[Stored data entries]
________________________________________

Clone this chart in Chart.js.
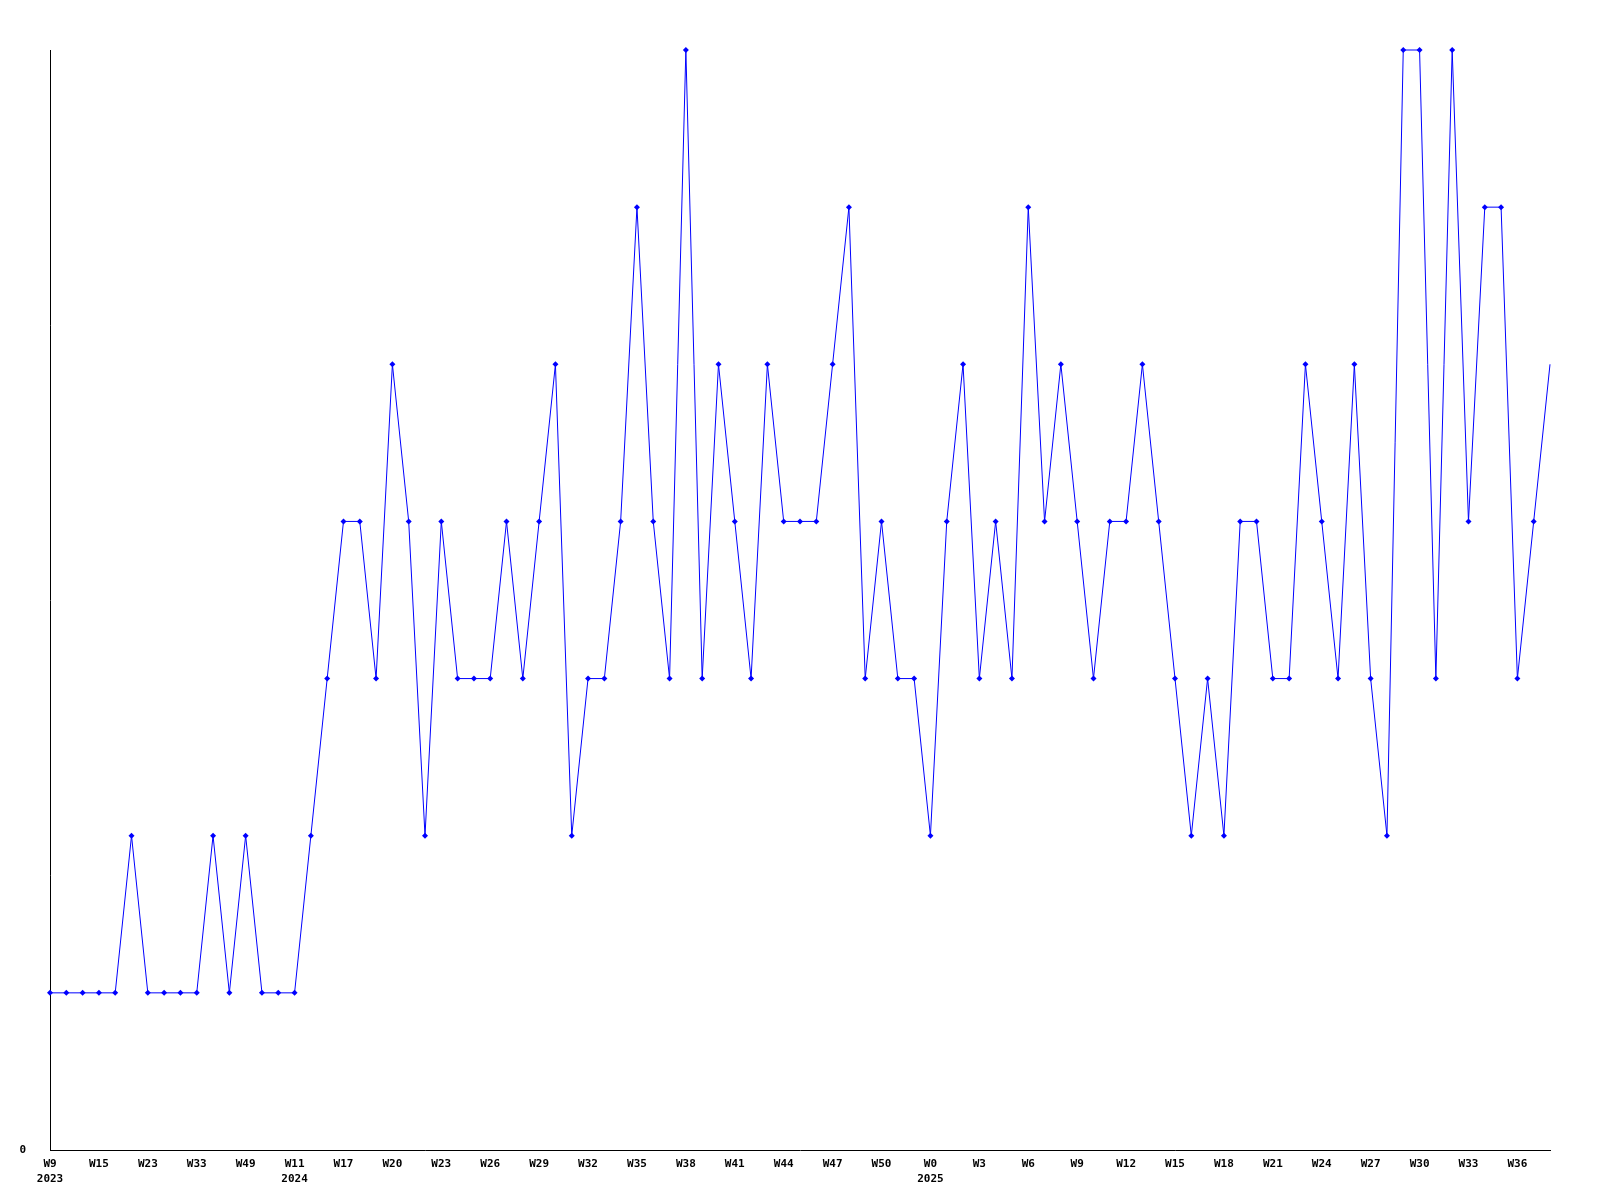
<!DOCTYPE html>
<html>
<head>
<meta charset="utf-8">
<script src="https://cdn.jsdelivr.net/npm/chart.js@4/dist/chart.umd.min.js"></script>
<style>
  html, body { margin: 0; padding: 0; background: #fff; }
  #caixa { width: 1600px; height: 1200px; }
</style>
</head>
<body>
<div id="caixa"><canvas id="cvs_grafico"></canvas></div>
<script>
// rótulos do eixo x (um a cada 3 semanas)
var semanasTick = [
  "W9", "W15", "W23", "W33", "W49", "W11", "W17", "W20", "W23", "W26", "W29",
  "W32", "W35", "W38", "W41", "W44", "W47", "W50", "W0", "W3", "W6", "W9",
  "W12", "W15", "W18", "W21", "W24", "W27", "W30", "W33", "W36",
];
var anosTick = [
  "2023", "", "", "", "", "2024", "", "", "", "", "",
  "", "", "", "", "", "", "", "2025", "", "", "",
  "", "", "", "", "", "", "", "", "",
];

// valores semanais
var valores = [
  1, 1, 1, 1, 1, 2, 1, 1, 1, 1,
  2, 1, 2, 1, 1, 1, 2, 3, 4, 4,
  3, 5, 4, 2, 4, 3, 3, 3, 4, 3,
  4, 5, 2, 3, 3, 4, 6, 4, 3, 7,
  3, 5, 4, 3, 5, 4, 4, 4, 5, 6,
  3, 4, 3, 3, 2, 4, 5, 3, 4, 3,
  6, 4, 5, 4, 3, 4, 4, 5, 4, 3,
  2, 3, 2, 4, 4, 3, 3, 5, 4, 3,
  5, 3, 2, 7, 7, 3, 7, 4, 6, 6,
  3, 4, 5,
];

var passoTick = 3;

const grafico = document.getElementById("cvs_grafico");
const fonteEixo = { family: "'DejaVu Sans Mono', monospace", size: 11, weight: "bold", lineHeight: 1.4 };

function montarRotulos() {
  var rotulos = [];
  valores.forEach((v, i) => {
    if (i % passoTick === 0 && semanasTick[i / passoTick] !== undefined) {
      rotulos.push([semanasTick[i / passoTick], anosTick[i / passoTick]]);
    } else {
      rotulos.push("");
    }
  });
  return rotulos;
}

function criarGrafico() {
  var ultimo = valores.length - 1;
  new Chart(grafico, {
    type: "line",
    data: {
      labels: montarRotulos(),
      datasets: [
        {
          data: valores,
          borderColor: "#0000ff",
          borderWidth: 1,
          backgroundColor: "#0000ff",
          pointStyle: "rectRot",
          pointBorderWidth: 0,
          pointRadius: (ctx) => (ctx.dataIndex === ultimo ? 0 : 3), // último ponto sem marcador
          tension: 0,
          clip: false,
        },
      ],
    },
    options: {
      responsive: true,
      maintainAspectRatio: false,
      animation: false,
      layout: { padding: { top: 50, right: 50, left: 0, bottom: 0 } },
      plugins: {
        legend: { display: false },
        tooltip: { enabled: false },
      },
      scales: {
        x: {
          type: "category",
          offset: false,
          grid: { display: false, drawTicks: false },
          border: { display: true, color: "#000", width: 1 },
          ticks: {
            autoSkip: false,
            maxRotation: 0,
            minRotation: 0,
            padding: 6,
            color: "#000",
            font: fonteEixo,
          },
          afterFit: (escala) => { escala.height = 50; },
        },
        y: {
          min: 0,
          max: 7,
          grid: { display: false, drawTicks: false },
          border: { display: true, color: "#000", width: 1 },
          ticks: {
            stepSize: 1,
            padding: 24,
            color: "#000",
            font: fonteEixo,
            callback: (v) => (v === 0 ? "0" : null), // só o zero aparece
          },
          afterFit: (escala) => { escala.width = 50; },
        },
      },
    },
  });
}

criarGrafico();
</script>
</body>
</html>
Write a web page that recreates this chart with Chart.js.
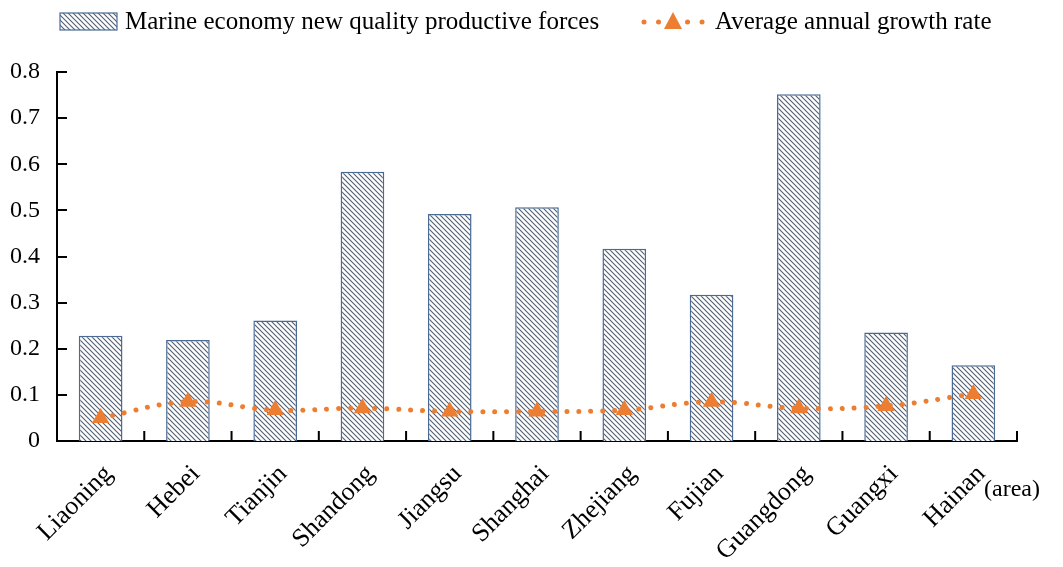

________________________________________

YOUR INSTRUCTIONS » Pictures in the data above should not be copied; transcribe everything else exactly.

TASK OUTPUT »
Clone this chart in Chart.js.
<!DOCTYPE html>
<html>
<head>
<meta charset="utf-8">
<script src="https://cdn.jsdelivr.net/npm/chart.js@4/dist/chart.umd.min.js"></script>
<style>
  html, body { margin: 0; padding: 0; background: #fff; }
  #caixa { width: 1600px; height: 1200px; }
</style>
</head>
<body>
<div id="caixa"><canvas id="cvs_grafico"></canvas></div>
<script>
// rótulos do eixo x (um a cada 3 semanas)
var semanasTick = [
  "W9", "W15", "W23", "W33", "W49", "W11", "W17", "W20", "W23", "W26", "W29",
  "W32", "W35", "W38", "W41", "W44", "W47", "W50", "W0", "W3", "W6", "W9",
  "W12", "W15", "W18", "W21", "W24", "W27", "W30", "W33", "W36",
];
var anosTick = [
  "2023", "", "", "", "", "2024", "", "", "", "", "",
  "", "", "", "", "", "", "", "2025", "", "", "",
  "", "", "", "", "", "", "", "", "",
];

// valores semanais
var valores = [
  1, 1, 1, 1, 1, 2, 1, 1, 1, 1,
  2, 1, 2, 1, 1, 1, 2, 3, 4, 4,
  3, 5, 4, 2, 4, 3, 3, 3, 4, 3,
  4, 5, 2, 3, 3, 4, 6, 4, 3, 7,
  3, 5, 4, 3, 5, 4, 4, 4, 5, 6,
  3, 4, 3, 3, 2, 4, 5, 3, 4, 3,
  6, 4, 5, 4, 3, 4, 4, 5, 4, 3,
  2, 3, 2, 4, 4, 3, 3, 5, 4, 3,
  5, 3, 2, 7, 7, 3, 7, 4, 6, 6,
  3, 4, 5,
];

var passoTick = 3;

const grafico = document.getElementById("cvs_grafico");
const fonteEixo = { family: "'DejaVu Sans Mono', monospace", size: 11, weight: "bold", lineHeight: 1.4 };

function montarRotulos() {
  var rotulos = [];
  valores.forEach((v, i) => {
    if (i % passoTick === 0 && semanasTick[i / passoTick] !== undefined) {
      rotulos.push([semanasTick[i / passoTick], anosTick[i / passoTick]]);
    } else {
      rotulos.push("");
    }
  });
  return rotulos;
}

function criarGrafico() {
  var ultimo = valores.length - 1;
  new Chart(grafico, {
    type: "line",
    data: {
      labels: montarRotulos(),
      datasets: [
        {
          data: valores,
          borderColor: "#0000ff",
          borderWidth: 1,
          backgroundColor: "#0000ff",
          pointStyle: "rectRot",
          pointBorderWidth: 0,
          pointRadius: (ctx) => (ctx.dataIndex === ultimo ? 0 : 3), // último ponto sem marcador
          tension: 0,
          clip: false,
        },
      ],
    },
    options: {
      responsive: true,
      maintainAspectRatio: false,
      animation: false,
      layout: { padding: { top: 50, right: 50, left: 0, bottom: 0 } },
      plugins: {
        legend: { display: false },
        tooltip: { enabled: false },
      },
      scales: {
        x: {
          type: "category",
          offset: false,
          grid: { display: false, drawTicks: false },
          border: { display: true, color: "#000", width: 1 },
          ticks: {
            autoSkip: false,
            maxRotation: 0,
            minRotation: 0,
            padding: 6,
            color: "#000",
            font: fonteEixo,
          },
          afterFit: (escala) => { escala.height = 50; },
        },
        y: {
          min: 0,
          max: 7,
          grid: { display: false, drawTicks: false },
          border: { display: true, color: "#000", width: 1 },
          ticks: {
            stepSize: 1,
            padding: 24,
            color: "#000",
            font: fonteEixo,
            callback: (v) => (v === 0 ? "0" : null), // só o zero aparece
          },
          afterFit: (escala) => { escala.width = 50; },
        },
      },
    },
  });
}

criarGrafico();
</script>
</body>
</html>
Write a web page that recreates this chart with Chart.js.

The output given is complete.